Directions for this task: Can you find the lines of the listing that include "matplotlib" and copy every one?

Material provided:
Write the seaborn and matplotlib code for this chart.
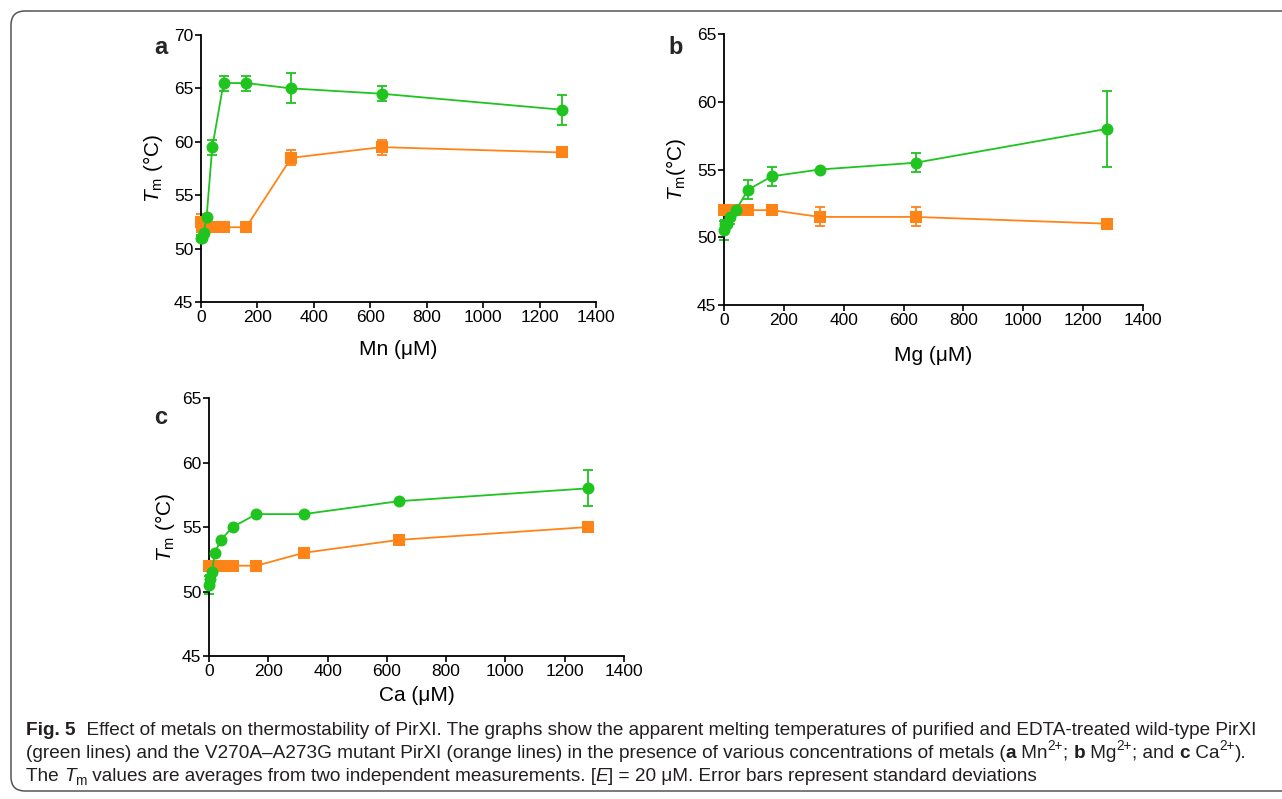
import matplotlib
matplotlib.use("Agg")
import matplotlib.pyplot as plt
import matplotlib.transforms as mtransforms
from matplotlib.patches import FancyBboxPatch
import numpy as np
import pandas as pd
import seaborn as sns

# ---------------- data ----------------
conc = [0, 5, 10, 20, 40, 80, 160, 320, 640, 1280]

mn_wt = [51, 51, 51.5, 53, 59.5, 65.5, 65.5, 65, 64.5, 63]
mn_wt_err = [0.3, 0, 0, 0, 0.7, 0.7, 0.7, 1.4, 0.7, 1.4]
mn_mut = [52.5, 52, 52, 52, 52, 52, 52, 58.5, 59.5, 59]
mn_mut_err = [0.7, 0, 0, 0, 0, 0, 0, 0.7, 0.7, 0]

mg_wt = [50.5, 51, 51, 51.5, 52, 53.5, 54.5, 55, 55.5, 58]
mg_wt_err = [0.7, 0.3, 0, 0.5, 0, 0.7, 0.7, 0, 0.7, 2.8]
mg_mut = [52, 52, 52, 52, 52, 52, 52, 51.5, 51.5, 51]
mg_mut_err = [0, 0, 0, 0, 0, 0, 0, 0.7, 0.7, 0]

ca_wt = [50.5, 51, 51.5, 53, 54, 55, 56, 56, 57, 58]
ca_wt_err = [0.7, 0.3, 0, 0, 0, 0, 0, 0, 0, 1.4]
ca_mut = [52, 52, 52, 52, 52, 52, 52, 53, 54, 55]
ca_mut_err = [0, 0, 0, 0, 0, 0, 0, 0, 0, 0]

x_ticks = [0, 200, 400, 600, 800, 1000, 1200, 1400]
GREEN = "#1fc41f"
ORANGE = "#ff8418"

# ---------------- style ----------------
sns.set_theme(style="ticks")
plt.rcParams["font.family"] = ["Liberation Sans", "DejaVu Sans"]
plt.rcParams["mathtext.fontset"] = "custom"
plt.rcParams["mathtext.rm"] = "Liberation Sans"
plt.rcParams["mathtext.it"] = "Liberation Sans:italic"
plt.rcParams["mathtext.bf"] = "Liberation Sans:bold"

W, H = 1282, 799
fig = plt.figure(figsize=(W / 100, H / 100), dpi=100)


def px_axes(left, top, right, bottom):
    return fig.add_axes([left / W, 1 - bottom / H, (right - left) / W, (bottom - top) / H])


def draw_panel(ax, wt, wt_err, mut, mut_err, ylim, yticks, xlabel, ylabel, letter,
               letter_xy, ylabel_x, xlabelpad):
    for vals, err, col, mk, ms in [(mut, mut_err, ORANGE, "s", 8.0), (wt, wt_err, GREEN, "o", 8.6)]:
        df = pd.DataFrame({"conc": conc, "tm": vals})
        sns.lineplot(data=df, x="conc", y="tm", ax=ax, color=col, marker=mk, markersize=ms,
                     markeredgewidth=0, linewidth=1.3, clip_on=False, zorder=3)
        e = np.array(err, dtype=float)
        m = e > 0
        ax.errorbar(np.array(conc)[m], np.array(vals)[m], yerr=e[m], fmt="none", ecolor=col,
                    elinewidth=1.3, capsize=3.8, capthick=1.3, clip_on=False, zorder=2)
    ax.set_xlim(0, 1400)
    ax.set_ylim(*ylim)
    ax.set_xticks(x_ticks)
    ax.set_yticks(yticks)
    for s in ["top", "right"]:
        ax.spines[s].set_visible(False)
    for s in ["left", "bottom"]:
        ax.spines[s].set_linewidth(1.3)
        ax.spines[s].set_color("black")
    ax.tick_params(axis="both", direction="out", length=4, width=1.2, labelsize=12.5,
                   colors="black", pad=1.5)
    ax.set_xlabel(xlabel, fontsize=15, labelpad=xlabelpad, color="black")
    ax.set_ylabel(ylabel, fontsize=15, color="black")
    ax.yaxis.set_label_coords(ylabel_x, 0.5)
    ax.grid(False)
    fig.text(letter_xy[0] / W, 1 - letter_xy[1] / H, letter, fontsize=17, fontweight="bold",
             ha="center", va="center")


ax_a = px_axes(201, 35, 596, 302)
draw_panel(ax_a, mn_wt, mn_wt_err, mn_mut, mn_mut_err, (45, 70), [45, 50, 55, 60, 65, 70],
           "Mn (\u03bcM)", r"$T_{\mathrm{m}}$ (°C)", "a", (161, 47), -0.091, 11)

ax_b = px_axes(724, 34, 1143, 305)
draw_panel(ax_b, mg_wt, mg_wt_err, mg_mut, mg_mut_err, (45, 65), [45, 50, 55, 60, 65],
           "Mg (\u03bcM)", r"$T_{\mathrm{m}}$(°C)", "b", (676, 47), -0.086, 13)

ax_c = px_axes(209, 398, 624, 656)
draw_panel(ax_c, ca_wt, ca_wt_err, ca_mut, ca_mut_err, (45, 65), [45, 50, 55, 60, 65],
           "Ca (\u03bcM)", r"$T_{\mathrm{m}}$ (°C)", "c", (161, 418), -0.077, 5)

# ---------------- frame ----------------
box = FancyBboxPatch((11, 8), 1400, 780, boxstyle="round,pad=0,rounding_size=14",
                     transform=mtransforms.IdentityTransform(), facecolor="none",
                     edgecolor="#555555", linewidth=1.1, zorder=0)
fig.patches.append(box)

# ---------------- caption ----------------
renderer = fig.canvas.get_renderer()
ident = mtransforms.IdentityTransform()
CAP_COLOR = "#231f20"
CAP_FONT = ["Liberation Sans Narrow", "Liberation Sans", "DejaVu Sans"]


def text_width(s, size, weight="normal", style="normal"):
    t1 = fig.text(0, 0, "|" + s + "|", fontsize=size, fontweight=weight, fontstyle=style,
                  family=CAP_FONT, transform=ident)
    t2 = fig.text(0, 0, "||", fontsize=size, fontweight=weight, fontstyle=style,
                  family=CAP_FONT, transform=ident)
    w = t1.get_window_extent(renderer).width - t2.get_window_extent(renderer).width
    t1.remove()
    t2.remove()
    return w


def draw_runs(x, y, runs, size):
    for run in runs:
        s = run[0]
        kind = run[1] if len(run) > 1 else "r"
        weight, style, fs, dy = "normal", "normal", size, 0
        if kind == "b":
            weight = "bold"
        elif kind == "i":
            style = "italic"
        elif kind == "sup":
            fs = size * 0.72
            dy = size * 0.55
        elif kind == "sub":
            fs = size * 0.72
            dy = -size * 0.3
        fig.text(x, y + dy, s, fontsize=fs, fontweight=weight, fontstyle=style,
                 family=CAP_FONT, color=CAP_COLOR, transform=ident, va="baseline", ha="left")
        x += text_width(s, fs, weight, style)
    return x


line1 = [("Fig. 5", "b"),
         ("  Effect of metals on thermostability of PirXI. The graphs show the apparent melting "
          "temperatures of purified and EDTA-treated wild-type PirXI", "r")]
line2 = [("(green lines) and the V270A\u2013A273G mutant PirXI (orange lines) in the presence of "
          "various concentrations of metals (", "r"),
         ("a", "b"), (" Mn", "r"), ("2+", "sup"), ("; ", "r"),
         ("b", "b"), (" Mg", "r"), ("2+", "sup"), ("; and ", "r"),
         ("c", "b"), (" Ca", "r"), ("2+", "sup"), (").", "r")]
line3 = [("The ", "r"), ("T", "i"), ("m", "sub"),
         (" values are averages from two independent measurements. [", "r"), ("E", "i"),
         ("] = 20 \u03bcM. Error bars represent standard deviations", "r")]


def runs_width(runs, size):
    tot = 0
    for run in runs:
        kind = run[1]
        w = "bold" if kind == "b" else "normal"
        st = "italic" if kind == "i" else "normal"
        fs = size * 0.72 if kind in ("sup", "sub") else size
        tot += text_width(run[0], fs, w, st)
    return tot


base = 12
target = 1262 - 26
cap_size = base * target / runs_width(line1, base)

draw_runs(26, H - 735, line1, cap_size)
draw_runs(26, H - 758, line2, cap_size)
draw_runs(26, H - 781, line3, cap_size)

fig.savefig("out.png", dpi=100)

The reply:
Write the seaborn and matplotlib code for this chart.
import matplotlib
matplotlib.use("Agg")
import matplotlib.pyplot as plt
import matplotlib.transforms as mtransforms
from matplotlib.patches import FancyBboxPatch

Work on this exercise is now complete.